Yüzük, tarih boyunca gücün, mevkiinin, bağlılığın, sonsuzluğun ve gösterişin simgesi olmuştur. Bunun yanı sıra kimi zaman toplumsal sınıf farklılıklarını da belirleyen bir unsur olarak kullanılmıştır.
Tarih öncesi çağlara kadar uzanan yüzüğün ilk örnekleri, Tunç Çağı’nda ortaya çıkan kaba çemberlerdir. Ancak Girit ve Miken uygarlıklarında ince işçilikle süslenmiş yüzükler yapılmaya başlamış ve süs eşyası olarak yaygınlaşmıştır. Roma döneminde ise üzerinde mühürler bulunan altın ve demir yüzükler, egemenlik ve gücün simgesi olarak kabul edilmiştir. M.S. 1. yüzyılda Roma Senatosu üyeleri ve özgür bireyler tarafından taşınmaya başlayan yüzükler, toplumsal statüyle de özdeşleşmiştir.
Tarihte ilk evlilik yüzüğü ise Antik Mısırlılara aittir. O dönemde evlilik yüzükleri Nil Nehri’nin sazlarından yapılır ve bereket getirdiğine inanılırdı. Zamanla bu yüzükler fildişi ve kemik gibi daha dayanıklı malzemelerle üretilmeye başlandı. İlk evlilik yüzüğünü takan isimlerden biri Eski Mısır Kraliçesi Nefertiti idi. Bugün bile evlilik yüzüğünün direkt kalbe giden bir damara sahip olan sol elin dördüncü parmağına takılması geleneği bu inançtan doğmuştur. Nefertiti, eşine olan bağlılığını bu şekilde simgelemiştir.
Mısırlılardan Romalılara geçen evlilik yüzüğü, gelin ve damadın bağlılığını ve sözlerini simgeleyen bir unsur olarak kabul edilmiştir. O dönemden günümüzdeki yüzük takma törenlerine kadar uzanan bu gelenek, aileler ve eşler arasındaki bağı güçlendirmektedir.

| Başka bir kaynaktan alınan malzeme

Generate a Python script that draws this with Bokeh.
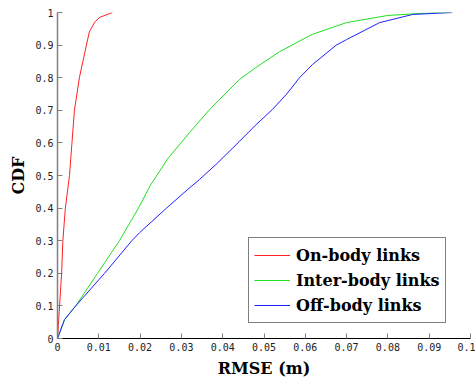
from bokeh.plotting import figure
from bokeh.models import Range1d, FixedTicker, Legend, LegendItem, CustomJSTickFormatter
from bokeh.embed import file_html
from bokeh.resources import INLINE

# Data
on_x = [0, 0.0005, 0.001, 0.0013, 0.0019, 0.0029, 0.0035, 0.0041, 0.0053, 0.0070, 0.0077, 0.0090, 0.0102, 0.0133]
on_y = [0, 0.1, 0.2, 0.3, 0.4, 0.5, 0.6, 0.7, 0.8, 0.9, 0.94, 0.97, 0.985, 1.0]

inter_x = [0, 0.0017, 0.0044, 0.0097, 0.015, 0.0196, 0.0225, 0.0266, 0.032, 0.0368, 0.044,
           0.048, 0.0538, 0.0617, 0.070, 0.080, 0.0918, 0.095]
inter_y = [0, 0.058, 0.1, 0.2, 0.3, 0.4, 0.47, 0.55, 0.632, 0.702, 0.794,
           0.831, 0.880, 0.933, 0.969, 0.991, 1.0, 1.0]

off_x = [0, 0.0017, 0.0044, 0.0114, 0.018, 0.0199, 0.0264, 0.0315, 0.0344, 0.0384, 0.044, 0.048,
         0.052, 0.0555, 0.0586, 0.0617, 0.0675, 0.070, 0.078, 0.086, 0.0956]
off_y = [0, 0.058, 0.1, 0.2, 0.3, 0.325, 0.40, 0.457, 0.488, 0.534, 0.604, 0.655,
         0.702, 0.75, 0.8, 0.84, 0.9, 0.917, 0.969, 0.994, 1.0]

labels = ["On-body links", "Inter-body links", "Off-body links"]
colors = ["#ff2020", "#20e020", "#2020ff"]

x_ticks = [0, 0.01, 0.02, 0.03, 0.04, 0.05, 0.06, 0.07, 0.08, 0.09, 0.1]
y_ticks = [0, 0.1, 0.2, 0.3, 0.4, 0.5, 0.6, 0.7, 0.8, 0.9, 1.0]

p = figure(width=475, height=381, output_backend="svg", toolbar_location=None,
           x_range=Range1d(0, 0.1), y_range=Range1d(0, 1))
p.min_border_left = 57
p.min_border_right = 5
p.min_border_top = 12
p.min_border_bottom = 43
p.outline_line_color = None
p.xgrid.visible = False
p.ygrid.visible = False

r1 = p.line(on_x, on_y, line_color=colors[0], line_width=1)
r2 = p.line(inter_x, inter_y, line_color=colors[1], line_width=1)
r3 = p.line(off_x, off_y, line_color=colors[2], line_width=1)

fmt = CustomJSTickFormatter(code="""
if (tick == 0) return '0';
if (Math.abs(tick - 1) < 1e-9) return '1';
return (Math.round(tick*100)/100).toString();
""")

for ax in (p.xaxis[0], p.yaxis[0]):
    ax.major_tick_in = 5
    ax.major_tick_out = 0
    ax.minor_tick_line_color = None
    ax.major_tick_line_color = "#808080"
    ax.major_label_text_font = "DejaVu Sans Mono"
    ax.major_label_text_font_size = "10px"
    ax.major_label_text_color = "#222222"
    ax.major_label_standoff = 4
    ax.axis_label_text_font = "DejaVu Serif"
    ax.axis_label_text_font_style = "bold"
    ax.axis_label_text_font_size = "16px"
    ax.axis_label_text_color = "#000000"
    ax.formatter = fmt

p.xaxis[0].ticker = FixedTicker(ticks=x_ticks)
p.yaxis[0].ticker = FixedTicker(ticks=y_ticks)
p.xaxis[0].axis_label = "RMSE (m)"
p.yaxis[0].axis_label = "CDF"
p.xaxis[0].axis_line_color = "#000000"
p.xaxis[0].axis_line_width = 1
p.yaxis[0].axis_line_color = "#808080"
p.yaxis[0].axis_line_width = 1.5
p.xaxis[0].axis_label_standoff = 5
p.yaxis[0].axis_label_standoff = 4

legend = Legend(items=[LegendItem(label=labels[0], renderers=[r1]),
                       LegendItem(label=labels[1], renderers=[r2]),
                       LegendItem(label=labels[2], renderers=[r3])],
                location=(191, 15))
legend.border_line_color = "#000000"
legend.border_line_width = 1
legend.background_fill_color = "#ffffff"
legend.background_fill_alpha = 1
legend.label_text_font = "DejaVu Serif"
legend.label_text_font_style = "bold"
legend.label_text_font_size = "16px"
legend.label_text_color = "#000000"
legend.glyph_width = 36
legend.label_height = 24
legend.glyph_height = 24
legend.spacing = 1
legend.padding = 5
legend.label_standoff = 6
legend.margin = 0
p.add_layout(legend)

open("out.html", "w").write(file_html(p, INLINE))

Türk Tarihinde Yüzük Kullanımı Türk tarihindeki yüzük kullanımı, milattan önceye dayanır. Göktürk alfabesi ile “İnanç” unvanını taşıyan yüzük, bilinen en eski Türk yüzüklerinden biridir. Bunun yanı sıra, Türk tarihinde yüzükler süs eşyası olmanın ötesinde askeri amaçlarla da kullanılmıştır. En bilinen örneklerden biri “Zihgir” ya da “Okçu Yüzüğü “dür. Bu yüzük, okçuların yay kordonunu daha rahat çekmesini sağlayan bir aparattır.
Yüzüklerin Mitolojik ve Enerjik Anlamları Yüzükler, sadece süslü takılar değil, aynı zamanda ruhsal ve enerjik bir anlam da taşır. Enerji şifacılığına göre, bedendeki enerjiler en çok eklem bölgelerinden girip çıkar. Bu nedenle bazı inançlara göre parmaklara takılan yüzükler, belirli enerjileri kontrol etmeye yardımcı olur:
Başparmak: Duygusal alanı genişletir ve finansal enerjiyi çeker.
İşaret Parmağı: Kendi iç gücünü ve hedeflere ulaşma azmini arttırır.
Orta Parmak: Atalardan gelen enerjiyi temsil eder. Bu yüzden miras kalan yüzükler genellikle bu parmakta taşınır.
Yüzük Parmağı: İlham ve yaratıcılığı güçlendirir.
Küçük Parmak: Duygusal dengenin ve sanatsal yönün güçlenmesine yardımcı olur.
Tüm parmaklarına yüzük takan Barış Manço’nun elleri gözümüzde canlanıyor. O, yüzüklerini sadece birer aksesuar olarak değil, aynı zamanda sanatsal ifadenin bir parçası olarak taşıyordu. Şarkılarını söylerken işitme engellilerin dilini kullanarak el hareketlerini yüzükleriyle daha da öne çıkardı.
Sonuç olarak, yüzükler tarihten günümüzü dek sadece bir aksesuar olmanın ötesinde, gücün, bağlılığın, enerjinin ve hatta toplumsal dönüşümün bir simgesi olmaya devam ediyor.